→ **Written exercise**
Exclude the pictures, then repeat the remaining data exactly.

→ **Available data**

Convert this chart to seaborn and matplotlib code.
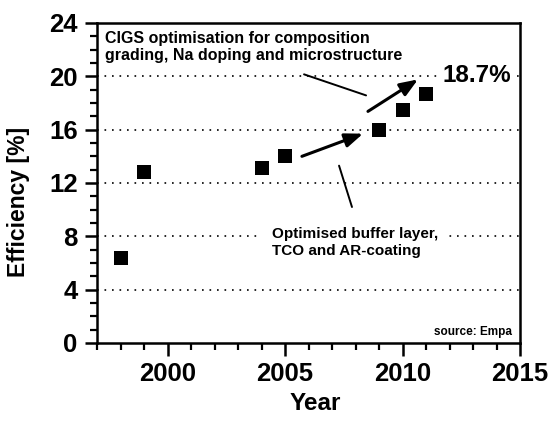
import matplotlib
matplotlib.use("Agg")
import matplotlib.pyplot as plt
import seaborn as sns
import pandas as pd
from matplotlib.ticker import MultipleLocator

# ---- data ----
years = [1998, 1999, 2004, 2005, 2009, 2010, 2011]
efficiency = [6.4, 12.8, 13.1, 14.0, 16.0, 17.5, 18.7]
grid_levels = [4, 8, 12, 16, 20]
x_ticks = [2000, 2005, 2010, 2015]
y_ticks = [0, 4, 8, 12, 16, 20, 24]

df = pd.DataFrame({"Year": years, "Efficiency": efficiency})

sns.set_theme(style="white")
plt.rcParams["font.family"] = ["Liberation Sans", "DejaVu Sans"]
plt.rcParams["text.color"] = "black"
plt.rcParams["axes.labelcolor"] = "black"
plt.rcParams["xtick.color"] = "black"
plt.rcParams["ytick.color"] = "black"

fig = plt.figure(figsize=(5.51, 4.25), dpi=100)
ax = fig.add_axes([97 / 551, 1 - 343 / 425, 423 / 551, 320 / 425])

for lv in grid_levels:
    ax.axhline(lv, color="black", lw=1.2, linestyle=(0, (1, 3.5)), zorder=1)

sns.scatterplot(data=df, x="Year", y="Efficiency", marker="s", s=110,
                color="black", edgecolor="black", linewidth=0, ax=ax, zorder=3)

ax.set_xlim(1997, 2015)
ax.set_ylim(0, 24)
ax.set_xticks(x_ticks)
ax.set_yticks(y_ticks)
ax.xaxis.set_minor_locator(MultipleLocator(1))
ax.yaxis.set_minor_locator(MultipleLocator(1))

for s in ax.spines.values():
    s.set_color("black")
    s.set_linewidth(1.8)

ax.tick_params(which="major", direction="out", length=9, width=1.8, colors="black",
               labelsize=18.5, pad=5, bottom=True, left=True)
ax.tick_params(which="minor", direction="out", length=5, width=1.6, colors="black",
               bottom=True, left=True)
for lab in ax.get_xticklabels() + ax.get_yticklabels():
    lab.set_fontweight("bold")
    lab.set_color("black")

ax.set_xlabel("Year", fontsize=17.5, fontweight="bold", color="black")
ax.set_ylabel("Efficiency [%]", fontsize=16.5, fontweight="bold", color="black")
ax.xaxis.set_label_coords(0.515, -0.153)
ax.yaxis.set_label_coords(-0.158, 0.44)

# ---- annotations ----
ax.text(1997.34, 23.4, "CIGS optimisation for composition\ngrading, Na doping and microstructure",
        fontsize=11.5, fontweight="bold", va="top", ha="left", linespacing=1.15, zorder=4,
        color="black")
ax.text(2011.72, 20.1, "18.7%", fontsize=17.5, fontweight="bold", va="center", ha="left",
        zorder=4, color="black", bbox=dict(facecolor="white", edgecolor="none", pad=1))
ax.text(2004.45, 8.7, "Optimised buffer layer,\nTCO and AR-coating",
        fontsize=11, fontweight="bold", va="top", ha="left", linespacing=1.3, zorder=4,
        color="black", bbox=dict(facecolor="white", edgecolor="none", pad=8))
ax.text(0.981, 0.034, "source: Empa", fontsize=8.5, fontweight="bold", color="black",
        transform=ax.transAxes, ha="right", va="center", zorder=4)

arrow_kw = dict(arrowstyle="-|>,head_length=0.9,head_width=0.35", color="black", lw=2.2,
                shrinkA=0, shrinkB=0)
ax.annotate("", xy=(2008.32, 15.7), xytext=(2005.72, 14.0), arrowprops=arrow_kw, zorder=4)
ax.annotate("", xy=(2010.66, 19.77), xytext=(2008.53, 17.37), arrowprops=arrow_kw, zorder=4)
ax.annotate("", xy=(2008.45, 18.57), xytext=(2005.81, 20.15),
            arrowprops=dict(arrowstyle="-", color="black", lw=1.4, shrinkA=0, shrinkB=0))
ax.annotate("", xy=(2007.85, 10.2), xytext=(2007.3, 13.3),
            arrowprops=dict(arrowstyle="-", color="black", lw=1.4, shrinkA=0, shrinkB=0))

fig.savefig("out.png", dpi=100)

→ **Solution to the problem**
Convert this chart to seaborn and matplotlib code.
import matplotlib
matplotlib.use("Agg")
import matplotlib.pyplot as plt
import seaborn as sns
import pandas as pd
from matplotlib.ticker import MultipleLocator

# ---- data ----
years = [1998, 1999, 2004, 2005, 2009, 2010, 2011]
efficiency = [6.4, 12.8, 13.1, 14.0, 16.0, 17.5, 18.7]
grid_levels = [4, 8, 12, 16, 20]
x_ticks = [2000, 2005, 2010, 2015]
y_ticks = [0, 4, 8, 12, 16, 20, 24]

df = pd.DataFrame({"Year": years, "Efficiency": efficiency})

sns.set_theme(style="white")
plt.rcParams["font.family"] = ["Liberation Sans", "DejaVu Sans"]
plt.rcParams["text.color"] = "black"
plt.rcParams["axes.labelcolor"] = "black"
plt.rcParams["xtick.color"] = "black"
plt.rcParams["ytick.color"] = "black"

fig = plt.figure(figsize=(5.51, 4.25), dpi=100)
ax = fig.add_axes([97 / 551, 1 - 343 / 425, 423 / 551, 320 / 425])

for lv in grid_levels:
    ax.axhline(lv, color="black", lw=1.2, linestyle=(0, (1, 3.5)), zorder=1)

sns.scatterplot(data=df, x="Year", y="Efficiency", marker="s", s=110,
                color="black", edgecolor="black", linewidth=0, ax=ax, zorder=3)

ax.set_xlim(1997, 2015)
ax.set_ylim(0, 24)
ax.set_xticks(x_ticks)
ax.set_yticks(y_ticks)
ax.xaxis.set_minor_locator(MultipleLocator(1))
ax.yaxis.set_minor_locator(MultipleLocator(1))

for s in ax.spines.values():
    s.set_color("black")
    s.set_linewidth(1.8)

ax.tick_params(which="major", direction="out", length=9, width=1.8, colors="black",
               labelsize=18.5, pad=5, bottom=True, left=True)
ax.tick_params(which="minor", direction="out", length=5, width=1.6, colors="black",
               bottom=True, left=True)
for lab in ax.get_xticklabels() + ax.get_yticklabels():
    lab.set_fontweight("bold")
    lab.set_color("black")

ax.set_xlabel("Year", fontsize=17.5, fontweight="bold", color="black")
ax.set_ylabel("Efficiency [%]", fontsize=16.5, fontweight="bold", color="black")
ax.xaxis.set_label_coords(0.515, -0.153)
ax.yaxis.set_label_coords(-0.158, 0.44)

# ---- annotations ----
ax.text(1997.34, 23.4, "CIGS optimisation for composition\ngrading, Na doping and microstructure",
        fontsize=11.5, fontweight="bold", va="top", ha="left", linespacing=1.15, zorder=4,
        color="black")
ax.text(2011.72, 20.1, "18.7%", fontsize=17.5, fontweight="bold", va="center", ha="left",
        zorder=4, color="black", bbox=dict(facecolor="white", edgecolor="none", pad=1))
ax.text(2004.45, 8.7, "Optimised buffer layer,\nTCO and AR-coating",
        fontsize=11, fontweight="bold", va="top", ha="left", linespacing=1.3, zorder=4,
        color="black", bbox=dict(facecolor="white", edgecolor="none", pad=8))
ax.text(0.981, 0.034, "source: Empa", fontsize=8.5, fontweight="bold", color="black",
        transform=ax.transAxes, ha="right", va="center", zorder=4)

arrow_kw = dict(arrowstyle="-|>,head_length=0.9,head_width=0.35", color="black", lw=2.2,
                shrinkA=0, shrinkB=0)
ax.annotate("", xy=(2008.32, 15.7), xytext=(2005.72, 14.0), arrowprops=arrow_kw, zorder=4)
ax.annotate("", xy=(2010.66, 19.77), xytext=(2008.53, 17.37), arrowprops=arrow_kw, zorder=4)
ax.annotate("", xy=(2008.45, 18.57), xytext=(2005.81, 20.15),
            arrowprops=dict(arrowstyle="-", color="black", lw=1.4, shrinkA=0, shrinkB=0))
ax.annotate("", xy=(2007.85, 10.2), xytext=(2007.3, 13.3),
            arrowprops=dict(arrowstyle="-", color="black", lw=1.4, shrinkA=0, shrinkB=0))

fig.savefig("out.png", dpi=100)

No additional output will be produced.